▶ Written instruction:
Quote every line of the data below as it stands, omitting pictures.

____________________

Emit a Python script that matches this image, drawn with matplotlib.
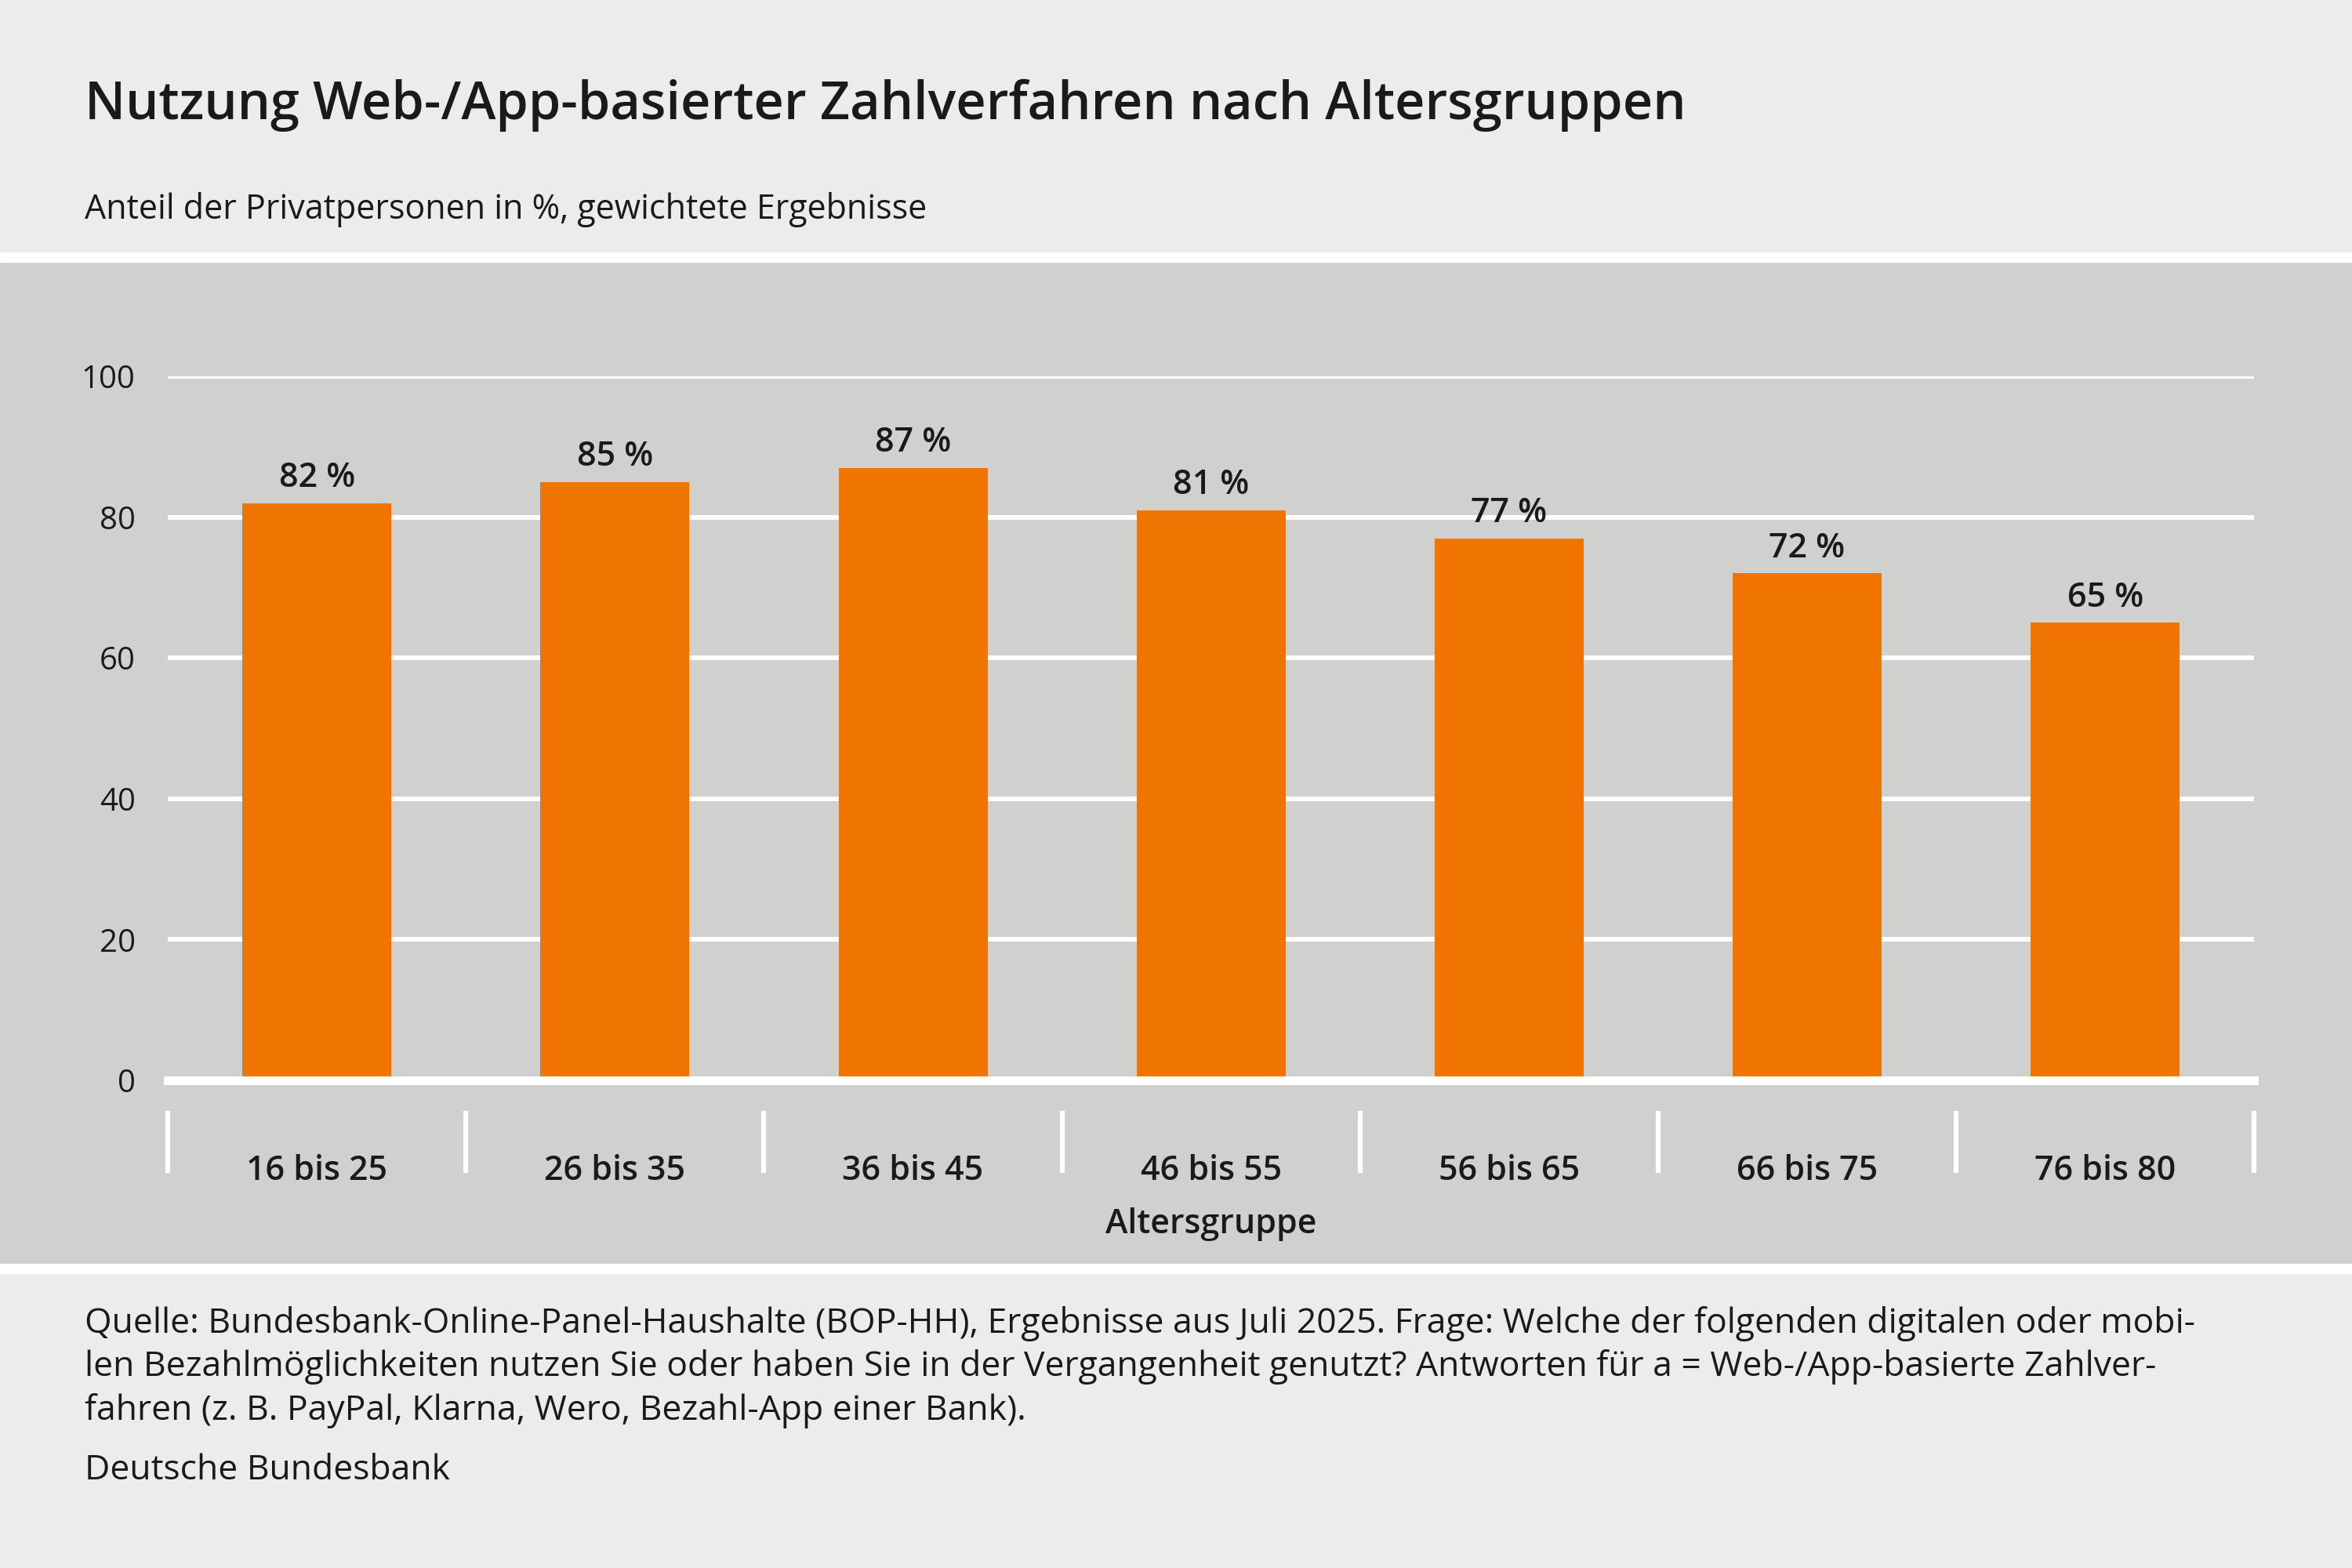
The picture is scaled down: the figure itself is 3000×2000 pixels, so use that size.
import matplotlib.pyplot as plt
import matplotlib.transforms as mtransforms
from matplotlib.patches import Rectangle

plt.rcParams['font.family'] = ['Open Sans', 'DejaVu Sans']

groups = ['16 bis 25', '26 bis 35', '36 bis 45', '46 bis 55', '56 bis 65', '66 bis 75', '76 bis 80']
values = [82, 85, 87, 81, 77, 72, 65]
yticks = [0, 20, 40, 60, 80, 100]

bg = '#ececec'
panel = '#d0d0ce'
orange = '#f07400'
txt = '#1a1a1a'

fig = plt.figure(figsize=(30, 20), dpi=100, facecolor=bg)

# gray panel with white borders
fig.patches.append(Rectangle((0, 0.193), 1, 0.64, transform=fig.transFigure, color=panel, zorder=-5))
fig.patches.append(Rectangle((0, 0.833), 1, 0.006, transform=fig.transFigure, color='white', zorder=-5))
fig.patches.append(Rectangle((0, 0.188), 1, 0.006, transform=fig.transFigure, color='white', zorder=-5))

ax = fig.add_axes([0.0714, 0.311, 0.887, 0.449])
ax.set_zorder(2)
ax.patch.set_alpha(0)
for s in ax.spines.values():
    s.set_visible(False)

x = range(len(groups))
ax.bar(x, values, width=0.5, color=orange, zorder=3)
for xi, v in zip(x, values):
    ax.text(xi, v + 1.2, f'{v} %', ha='center', va='bottom', fontsize=31,
            fontweight='semibold', color=txt, zorder=4)

ax.set_xlim(-0.5, len(groups) - 0.5)
ax.set_ylim(0, 100)
ax.set_yticks(yticks)
ax.yaxis.grid(True, color='white', linewidth=4.3, zorder=1)
ax.set_axisbelow(True)
ax.axhline(0, color='white', linewidth=8, zorder=4, clip_on=False)
ax.tick_params(axis='y', length=0, labelsize=29, labelcolor=txt, pad=30)
ax.set_xticks(list(x))
ax.set_xticklabels(groups, fontsize=31, fontweight='semibold', color=txt)
ax.tick_params(axis='x', length=0, pad=68)
ax.set_xlabel('Altersgruppe', fontsize=31, fontweight='semibold', color=txt, labelpad=18)

trans = mtransforms.blended_transform_factory(ax.transData, ax.transAxes)
for b in [i - 0.5 for i in range(len(groups) + 1)]:
    ax.plot([b, b], [-0.047, -0.128], color='white', linewidth=4.5, transform=trans, clip_on=False)

fig.text(0.036, 0.933, 'Nutzung Web-/App-basierter Zahlverfahren nach Altersgruppen',
         fontsize=48, fontweight='semibold', color=txt, va='center')
fig.text(0.036, 0.866, 'Anteil der Privatpersonen in %, gewichtete Ergebnisse',
         fontsize=31, color=txt, va='center')

footer = ['Quelle: Bundesbank-Online-Panel-Haushalte (BOP-HH), Ergebnisse aus Juli 2025. Frage: Welche der folgenden digitalen oder mobi-',
          'len Bezahlmöglichkeiten nutzen Sie oder haben Sie in der Vergangenheit genutzt? Antworten für a = Web-/App-basierte Zahlver-',
          'fahren (z. B. PayPal, Klarna, Wero, Bezahl-App einer Bank).']
for i, line in enumerate(footer):
    fig.text(0.036, 1 - (882 + 29 * i) / 1045, line, fontsize=32, color=txt, va='center')
fig.text(0.036, 1 - 980 / 1045, 'Deutsche Bundesbank', fontsize=32, color=txt, va='center')

fig.savefig('out.png', facecolor=bg)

____________________

▶ Response to the task:
Emit a Python script that matches this image, drawn with matplotlib.
The picture is scaled down: the figure itself is 3000×2000 pixels, so use that size.
import matplotlib.pyplot as plt
import matplotlib.transforms as mtransforms
from matplotlib.patches import Rectangle

plt.rcParams['font.family'] = ['Open Sans', 'DejaVu Sans']

groups = ['16 bis 25', '26 bis 35', '36 bis 45', '46 bis 55', '56 bis 65', '66 bis 75', '76 bis 80']
values = [82, 85, 87, 81, 77, 72, 65]
yticks = [0, 20, 40, 60, 80, 100]

bg = '#ececec'
panel = '#d0d0ce'
orange = '#f07400'
txt = '#1a1a1a'

fig = plt.figure(figsize=(30, 20), dpi=100, facecolor=bg)

# gray panel with white borders
fig.patches.append(Rectangle((0, 0.193), 1, 0.64, transform=fig.transFigure, color=panel, zorder=-5))
fig.patches.append(Rectangle((0, 0.833), 1, 0.006, transform=fig.transFigure, color='white', zorder=-5))
fig.patches.append(Rectangle((0, 0.188), 1, 0.006, transform=fig.transFigure, color='white', zorder=-5))

ax = fig.add_axes([0.0714, 0.311, 0.887, 0.449])
ax.set_zorder(2)
ax.patch.set_alpha(0)
for s in ax.spines.values():
    s.set_visible(False)

x = range(len(groups))
ax.bar(x, values, width=0.5, color=orange, zorder=3)
for xi, v in zip(x, values):
    ax.text(xi, v + 1.2, f'{v} %', ha='center', va='bottom', fontsize=31,
            fontweight='semibold', color=txt, zorder=4)

ax.set_xlim(-0.5, len(groups) - 0.5)
ax.set_ylim(0, 100)
ax.set_yticks(yticks)
ax.yaxis.grid(True, color='white', linewidth=4.3, zorder=1)
ax.set_axisbelow(True)
ax.axhline(0, color='white', linewidth=8, zorder=4, clip_on=False)
ax.tick_params(axis='y', length=0, labelsize=29, labelcolor=txt, pad=30)
ax.set_xticks(list(x))
ax.set_xticklabels(groups, fontsize=31, fontweight='semibold', color=txt)
ax.tick_params(axis='x', length=0, pad=68)
ax.set_xlabel('Altersgruppe', fontsize=31, fontweight='semibold', color=txt, labelpad=18)

trans = mtransforms.blended_transform_factory(ax.transData, ax.transAxes)
for b in [i - 0.5 for i in range(len(groups) + 1)]:
    ax.plot([b, b], [-0.047, -0.128], color='white', linewidth=4.5, transform=trans, clip_on=False)

fig.text(0.036, 0.933, 'Nutzung Web-/App-basierter Zahlverfahren nach Altersgruppen',
         fontsize=48, fontweight='semibold', color=txt, va='center')
fig.text(0.036, 0.866, 'Anteil der Privatpersonen in %, gewichtete Ergebnisse',
         fontsize=31, color=txt, va='center')

footer = ['Quelle: Bundesbank-Online-Panel-Haushalte (BOP-HH), Ergebnisse aus Juli 2025. Frage: Welche der folgenden digitalen oder mobi-',
          'len Bezahlmöglichkeiten nutzen Sie oder haben Sie in der Vergangenheit genutzt? Antworten für a = Web-/App-basierte Zahlver-',
          'fahren (z. B. PayPal, Klarna, Wero, Bezahl-App einer Bank).']
for i, line in enumerate(footer):
    fig.text(0.036, 1 - (882 + 29 * i) / 1045, line, fontsize=32, color=txt, va='center')
fig.text(0.036, 1 - 980 / 1045, 'Deutsche Bundesbank', fontsize=32, color=txt, va='center')

fig.savefig('out.png', facecolor=bg)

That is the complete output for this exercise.